Seven months after the incident, she received a cease and desist letter from The Back Porch Grill claiming she had fabricated the whole assault.
"I felt like they had broken a huge piece of me and crippled my reputation." said Jacie.
"I had heard from the attorney," she began.
Now I was being told I was facing being sued by them for telling people what they did to me. I was on the verge of shutting down. I hid for a few days. I decided I couldn't take it anymore. I posted the letter to Facebook and I said, 'I will not stop speaking the truth.'
Jacie posted the letter on her Facebook and was contacted by the previous attorney who had refused to help her. He was gung ho until a couple of weeks went by and then the office stopped responding to her.
She has been afraid to tell her story to the media for fear of a backlash from local groups and authorities.
Matters would only get worse.
A year later on December 13th, 2015 Jacie was stuck by an uninsured motorist. Jacie had the right of way as the other driver ran a stop sign and stuck the side of Jacie's car totaling it and leaving her without any means of transportation.
It was a car she still owed money on.
The officer was very curt with her and she remained in the car until the tow truck arrived.
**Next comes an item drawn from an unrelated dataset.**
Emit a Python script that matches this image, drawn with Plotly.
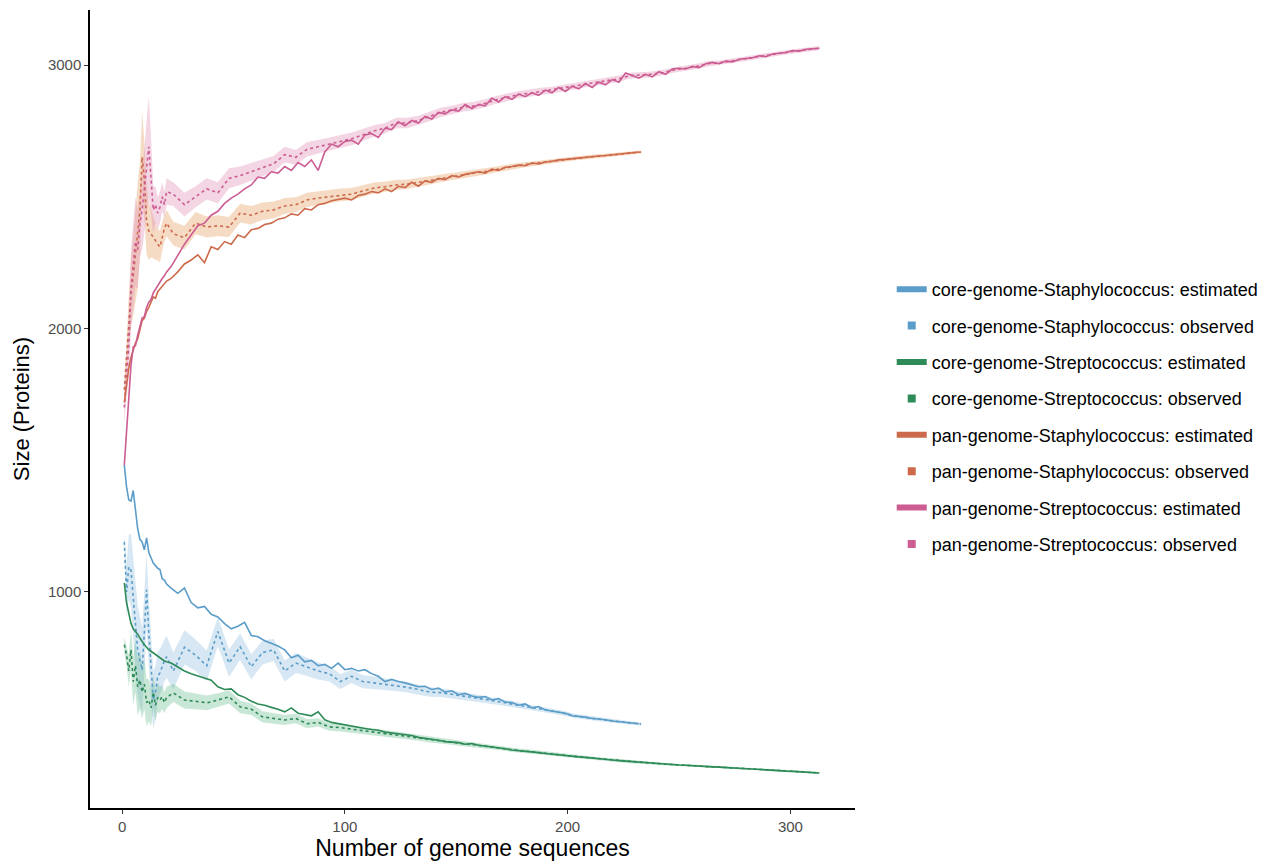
import plotly.graph_objects as go

# ---------------- data ----------------
X_EARLY = list(range(1, 21))          # genomes 1..20, every step
EST_LATE_START, EST_LATE_STEP = 22, 3  # estimated curves, later part
OBS_LATE_START, OBS_LATE_STEP = 23, 5  # observed curves, later part

# estimated (solid) curves
core_staph_est_early = [1482, 1400, 1350, 1345, 1385, 1300, 1240, 1200, 1190, 1160,
                        1205, 1150, 1130, 1110, 1100, 1090, 1085, 1050, 1045, 1030]
core_staph_est_late = [1015, 995, 1015, 960, 940, 945, 915, 905, 880, 860,
                       870, 885, 835, 830, 815, 805, 795, 780, 750, 760,
                       735, 740, 720, 725, 710, 730, 705, 710, 700, 705,
                       690, 680, 660, 668, 660, 655, 648, 640, 642, 630,
                       635, 620, 625, 610, 615, 605, 600, 603, 590, 595,
                       582, 580, 570, 575, 560, 565, 552, 548, 545, 540,
                       530, 528, 525, 520, 518, 515, 510, 508, 505, 502, 500]

core_strep_est_early = [1034, 960, 920, 880, 860, 850, 840, 825, 810, 800,
                        790, 780, 775, 769, 760, 755, 748, 742, 738, 735]
core_strep_est_late = [730, 715, 700, 690, 682, 672, 665, 640, 630, 632,
                       610, 600, 585, 575, 570, 562, 555, 545, 560, 540,
                       535, 530, 545, 515, 505, 500, 495, 490, 485, 482,
                       478, 475, 468, 465, 462, 458, 455, 448, 445, 440,
                       437, 432, 430, 428, 422, 425, 418, 415, 412, 408,
                       405, 400, 398, 396, 392, 390, 387, 384, 382, 378,
                       376, 374, 372, 369, 367, 365, 362, 360, 358, 355,
                       353, 351, 350, 348, 346, 345, 343, 342, 340, 339,
                       337, 336, 335, 333, 332, 330, 329, 328, 326, 325,
                       323, 322, 320, 319, 317, 316, 315, 313]

pan_staph_est_early = [1720, 1790, 1850, 1890, 1920, 1945, 1960, 1990, 2030, 2040,
                       2065, 2080, 2100, 2120, 2115, 2140, 2150, 2160, 2170, 2180]
pan_staph_est_late = [2190, 2215, 2245, 2260, 2280, 2250, 2310, 2300, 2330, 2320,
                      2355, 2345, 2375, 2380, 2395, 2400, 2415, 2420, 2435, 2430,
                      2455, 2450, 2470, 2475, 2485, 2490, 2495, 2488, 2505, 2510,
                      2520, 2515, 2530, 2520, 2540, 2535, 2555, 2540, 2560, 2555,
                      2570, 2565, 2580, 2575, 2585, 2590, 2595, 2590, 2605, 2600,
                      2612, 2615, 2620, 2618, 2628, 2625, 2632, 2635, 2640, 2642,
                      2645, 2648, 2650, 2652, 2655, 2657, 2660, 2662, 2665, 2668, 2670]

pan_strep_est_early = [1482, 1620, 1760, 1860, 1930, 1935, 1975, 2010, 2040, 2045,
                       2080, 2100, 2110, 2135, 2150, 2165, 2175, 2190, 2200, 2215]
pan_strep_est_late = [2235, 2280, 2320, 2355, 2390, 2400, 2430, 2445, 2475, 2495,
                      2510, 2530, 2545, 2575, 2570, 2595, 2590, 2615, 2600, 2630,
                      2615, 2640, 2600, 2670, 2700, 2690, 2710, 2715, 2700, 2735,
                      2740, 2725, 2760, 2755, 2785, 2770, 2790, 2780, 2805, 2795,
                      2820, 2815, 2830, 2825, 2850, 2835, 2850, 2845, 2875, 2860,
                      2880, 2870, 2890, 2880, 2895, 2885, 2905, 2895, 2915, 2900,
                      2920, 2910, 2930, 2915, 2935, 2925, 2945, 2935, 2970, 2960,
                      2950, 2965, 2955, 2975, 2965, 2985, 2988, 2985, 2995, 2990,
                      3005, 3010, 3005, 3015, 3012, 3022, 3025, 3028, 3035, 3032,
                      3042, 3045, 3048, 3055, 3053, 3060, 3062, 3064]

# observed (dotted) curves
core_staph_obs_early = [1190, 1000, 1095, 1083, 980, 867, 780, 740, 704, 850,
                        1008, 845, 693, 590, 620, 680, 693, 720, 740, 754]
core_staph_obs_late = [700, 790, 760, 720, 850, 730, 792, 716, 770, 780,
                       700, 730, 716, 700, 690, 660, 680, 660, 655, 650,
                       645, 638, 630, 620, 618, 612, 605, 598, 592, 585,
                       578, 570, 562, 555, 548, 540, 530, 524, 518, 513,
                       508, 503, 499]

core_strep_obs_early = [800, 760, 700, 780, 660, 720, 640, 666, 620, 650,
                        580, 590, 560, 620, 570, 600, 590, 602, 580, 600]
core_strep_obs_late = [617, 590, 585, 579, 590, 602, 564, 555, 526, 520,
                       514, 520, 500, 505, 488, 485, 480, 475, 468, 462,
                       458, 452, 446, 440, 434, 430, 424, 420, 414, 410,
                       403, 398, 394, 389, 385, 380, 376, 372, 368, 364,
                       360, 356, 353, 350, 347, 344, 342, 340, 337, 335,
                       333, 331, 328, 326, 323, 321, 318, 316, 313]

pan_staph_obs_early = [1767, 1880, 2030, 2135, 2200, 2280, 2350, 2450, 2651, 2565,
                       2412, 2370, 2360, 2347, 2330, 2320, 2310, 2350, 2380, 2400]
pan_staph_obs_late = [2360, 2345, 2400, 2385, 2390, 2385, 2438, 2430, 2445, 2450,
                      2465, 2470, 2488, 2495, 2500, 2507, 2510, 2522, 2533, 2538,
                      2545, 2548, 2555, 2562, 2570, 2578, 2584, 2590, 2596, 2604,
                      2612, 2618, 2625, 2630, 2636, 2641, 2646, 2650, 2654, 2657,
                      2662, 2666, 2670]

pan_strep_obs_early = [1700, 1820, 1930, 2150, 2240, 2330, 2300, 2400, 2450, 2520,
                       2610, 2690, 2575, 2450, 2470, 2438, 2460, 2500, 2470, 2520]
pan_strep_obs_late = [2510, 2470, 2500, 2530, 2515, 2570, 2580, 2595, 2610, 2625,
                      2660, 2650, 2680, 2690, 2700, 2710, 2720, 2735, 2750, 2760,
                      2780, 2780, 2790, 2805, 2820, 2830, 2840, 2845, 2855, 2868,
                      2878, 2888, 2893, 2900, 2905, 2912, 2920, 2928, 2935, 2942,
                      2948, 2960, 2962, 2965, 2972, 2982, 2988, 2995, 3005, 3008,
                      3015, 3022, 3028, 3035, 3042, 3048, 3054, 3060, 3064]

# half-width of the shaded band around the observed curves
core_staph_band_early = [40, 100, 120, 140, 150, 160, 170, 170, 160, 150,
                         140, 130, 120, 110, 100, 95, 90, 85, 80, 80]
core_staph_band_late = [70, 65, 60, 58, 55, 52, 50, 48, 45, 42,
                        40, 38, 35, 32, 30, 28, 26, 25, 24, 22,
                        21, 20, 19, 18, 17, 16, 15, 14, 13, 12,
                        12, 11, 10, 10, 9, 9, 8, 8, 8, 7,
                        7, 6, 6]
core_strep_band_early = [30, 40, 60, 80, 90, 100, 110, 110, 100, 95,
                         90, 80, 70, 65, 60, 55, 50, 45, 40, 40]
core_strep_band_late = [35, 32, 30, 28, 26, 25, 24, 22, 21, 20,
                        19, 18, 17, 16, 15, 15, 14, 14, 13, 13,
                        12, 12, 11, 11, 10, 10, 10, 9, 9, 9,
                        8, 8, 8, 8, 7, 7, 7, 7, 6, 6,
                        6, 6, 6, 5, 5, 5, 5, 5, 5, 5,
                        4, 4, 4, 4, 4, 4, 4, 4, 4]
pan_staph_band_early = [40, 60, 100, 130, 150, 180, 200, 180, 170, 150,
                        130, 110, 90, 80, 70, 60, 60, 55, 50, 50]
pan_staph_band_late = [45, 45, 42, 40, 40, 38, 36, 35, 33, 32,
                       30, 28, 27, 26, 25, 24, 23, 22, 21, 20,
                       19, 18, 17, 16, 15, 14, 13, 12, 12, 11,
                       11, 10, 10, 9, 9, 8, 8, 8, 7, 7,
                       7, 6, 6]
pan_strep_band_early = [60, 80, 120, 150, 160, 170, 150, 130, 150, 160,
                        180, 190, 150, 90, 70, 60, 60, 55, 50, 50]
pan_strep_band_late = [45, 45, 40, 40, 40, 38, 35, 35, 32, 30,
                       30, 28, 28, 26, 25, 25, 24, 22, 22, 20,
                       20, 20, 18, 18, 18, 16, 16, 16, 15, 15,
                       15, 14, 14, 14, 13, 13, 13, 12, 12, 12,
                       12, 11, 11, 11, 10, 10, 10, 10, 10, 9,
                       9, 9, 9, 8, 8, 8, 8, 8, 8]

SERIES = [
    ("core-genome-Staphylococcus", core_staph_est_early, core_staph_est_late,
     core_staph_obs_early, core_staph_obs_late, core_staph_band_early, core_staph_band_late),
    ("core-genome-Streptococcus", core_strep_est_early, core_strep_est_late,
     core_strep_obs_early, core_strep_obs_late, core_strep_band_early, core_strep_band_late),
    ("pan-genome-Staphylococcus", pan_staph_est_early, pan_staph_est_late,
     pan_staph_obs_early, pan_staph_obs_late, pan_staph_band_early, pan_staph_band_late),
    ("pan-genome-Streptococcus", pan_strep_est_early, pan_strep_est_late,
     pan_strep_obs_early, pan_strep_obs_late, pan_strep_band_early, pan_strep_band_late),
]

# ---------------- style ----------------
LINE_COLORS = ["#5B9DC9", "#2E8B57", "#CD6A4C", "#CC5C92"]
BAND_COLORS = ["rgba(140,185,220,0.35)", "rgba(100,185,140,0.35)",
               "rgba(236,175,125,0.45)", "rgba(225,150,185,0.40)"]

fig = go.Figure()

built = []
for name, e_early, e_late, o_early, o_late, b_early, b_late in SERIES:
    xe = X_EARLY + [EST_LATE_START + EST_LATE_STEP * i for i in range(len(e_late))]
    ye = e_early + e_late
    xo = X_EARLY + [OBS_LATE_START + OBS_LATE_STEP * i for i in range(len(o_late))]
    yo = o_early + o_late
    bw = b_early + b_late
    built.append((name, xe, ye, xo, yo, bw))

# bands
for k, (name, xe, ye, xo, yo, bw) in enumerate(built):
    upper = [v + w for v, w in zip(yo, bw)]
    lower = [v - w for v, w in zip(yo, bw)]
    fig.add_trace(go.Scatter(x=xo + xo[::-1], y=upper + lower[::-1], fill="toself",
                             fillcolor=BAND_COLORS[k], line=dict(width=0),
                             mode="lines", hoverinfo="skip", showlegend=False))
# observed dotted
for k, (name, xe, ye, xo, yo, bw) in enumerate(built):
    fig.add_trace(go.Scatter(x=xo, y=yo, mode="lines",
                             line=dict(color=LINE_COLORS[k], width=1.6, dash="dot"),
                             name=f"{name}: observed", showlegend=False))
# estimated solid
for k, (name, xe, ye, xo, yo, bw) in enumerate(built):
    fig.add_trace(go.Scatter(x=xe, y=ye, mode="lines",
                             line=dict(color=LINE_COLORS[k], width=1.6),
                             name=f"{name}: estimated", showlegend=False))

# legend entries
for k, (name, *_rest) in enumerate(built):
    fig.add_trace(go.Scatter(x=[None], y=[None], mode="lines",
                             line=dict(color=LINE_COLORS[k], width=6),
                             name=f"{name}: estimated", legendgroup=f"{k}e",
                             showlegend=True))
    fig.add_trace(go.Scatter(x=[None], y=[None], mode="markers",
                             marker=dict(color=LINE_COLORS[k], size=8, symbol="square"),
                             name=f"{name}: observed", legendgroup=f"{k}o",
                             showlegend=True))

fig.update_layout(
    width=1279, height=864,
    margin=dict(l=90, r=424, t=10, b=56),
    paper_bgcolor="white", plot_bgcolor="white",
    font=dict(family="Liberation Sans, Arial, sans-serif", color="black"),
    showlegend=True,
    legend=dict(x=1.048, xanchor="left", y=0.49, yanchor="middle",
                font=dict(size=18, color="black"), tracegroupgap=10,
                itemwidth=30, bgcolor="rgba(0,0,0,0)"),
    xaxis=dict(range=[-14.4, 329], tickvals=[0, 100, 200, 300],
               ticks="outside", ticklen=4, tickcolor="#333", showgrid=False,
               zeroline=False, showline=True, linecolor="black", linewidth=1.5,
               tickfont=dict(size=15, color="#4d4d4d"),
               title=dict(text="Number of genome sequences", font=dict(size=23, color="black"),
                          standoff=4)),
    yaxis=dict(range=[180, 3209], tickvals=[1000, 2000, 3000],
               ticks="outside", ticklen=4, tickcolor="#333", showgrid=False,
               zeroline=False, showline=True, linecolor="black", linewidth=1.5,
               tickfont=dict(size=15, color="#4d4d4d"),
               title=dict(text="Size (Proteins)", font=dict(size=22, color="black"),
                          standoff=12)),
)

fig.write_html("out.html")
When the ambulance got there, she went to speak to the paramedics and the officer drove away without giving her any proper paperwork on the accident.
The lady who hit her was given a ticket for no insurance and drove away.
Jacie had to go to the police department and fight her way up the ranks to the officer's supervisor to get a proper citation ordered and a court date. She was also told that the officer would be reprimanded.
When Jacie showed up for the court date, they were not expecting her.
When I was standing in the court room and the judge told me there was not even a record of an accident and nothing he could do to help me, I felt really small in the community. Like there was just nothing that I can do to get help or justice. When the police department will not even do their job for you; you have a sense of fear that anybody can do anything to you and nobody will care.
Jacie and her father were not going to accept that, so they went to the police department again where they were met with by yet another officer who did not seem too happy to be speaking to them.
"The officer was agitated," Jacie began.
All of his comments were brief and aggressive. He kept repeating that he did not have to explain it. That it is just the way they sometimes choose to do things. In my particular case, they had chosen not to issue a citation to the driver. He agreed that the police report showed she was at fault and that the citation could be issued still, but persisted that they did not have to do it. He told me if I wished to hire a lawyer, I could pay out of pocket to file a suit, but that they were not going to issue her a citation. For failure to stop at a stop sign. End of discussion.
Jacie is now without a car or a job. Her face may have healed but the bills still need to be paid and the emotional scars will forever exist.
She had nowhere to turn
So Jacie reached out to people on Facebook in the following post and it was shared over 6000 times at the time of this writing:
She also has a crowdfunding campaign to help pay for her various bills and get her back to where she can function again in society, hopefully.
You see, Jacie is very lucky. It's hard to comprehend that after everything you've just read, but this is not a unique story. This is happening to transgender people all over the United States, not just the South. Instances like this, can often lead to death.
To stop the violence we all have to stand up for people like Jacie and show the world that transgender people are just that -- people.